An English word-name meaning 'beautiful' or 'splendid,' used as a modern virtue-style choice.
Gorgeous as a given name is among the rarest of vocabulary names — a category that also includes names like Blessing, Sincere, and Royal, which lift ordinary English words into the register of identity. The word itself entered English in the fifteenth century from Old French *gorgias*, meaning "elegant" or "fashionable," with possible roots in *gorge* (throat), suggesting the elaborate neckwear that marked high-status dress. By the sixteenth century it had broadened to its modern meaning of striking, radiant beauty.
As a name, Gorgeous appears most frequently in Caribbean, West African, and African-American naming traditions, where aspirational and celebratory vocabulary names have deep cultural legitimacy.
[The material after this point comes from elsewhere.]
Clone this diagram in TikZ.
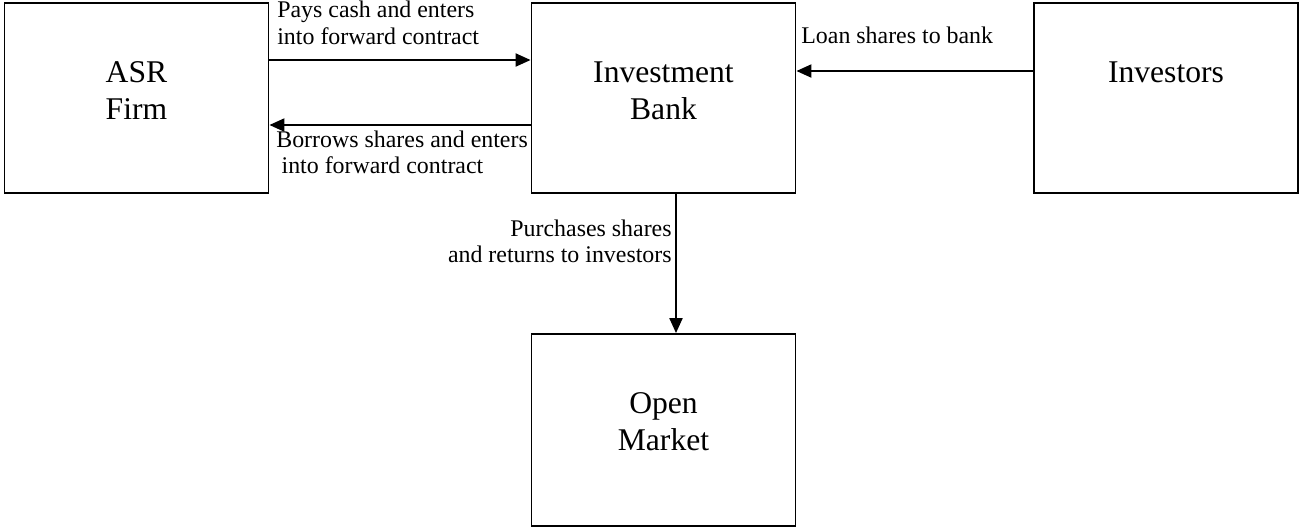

In these contexts, naming a child Gorgeous is not considered ostentatious but prophetic and loving — a parent's first spoken hope for who their child will become. It sits alongside names like Precious, Lovely, and Handsome in a tradition where a name is understood as a blessing conferred, not merely a label assigned.
Carrying a name like Gorgeous requires and perhaps cultivates a particular relationship with self-presentation and confidence. There is social research suggesting that vocabulary names with positive valence — names that mean something good and obvious — can function as small but persistent affirmations. Whatever one makes of that, Gorgeous is a name that refuses neutrality: it makes a claim from birth and invites the world to look twice.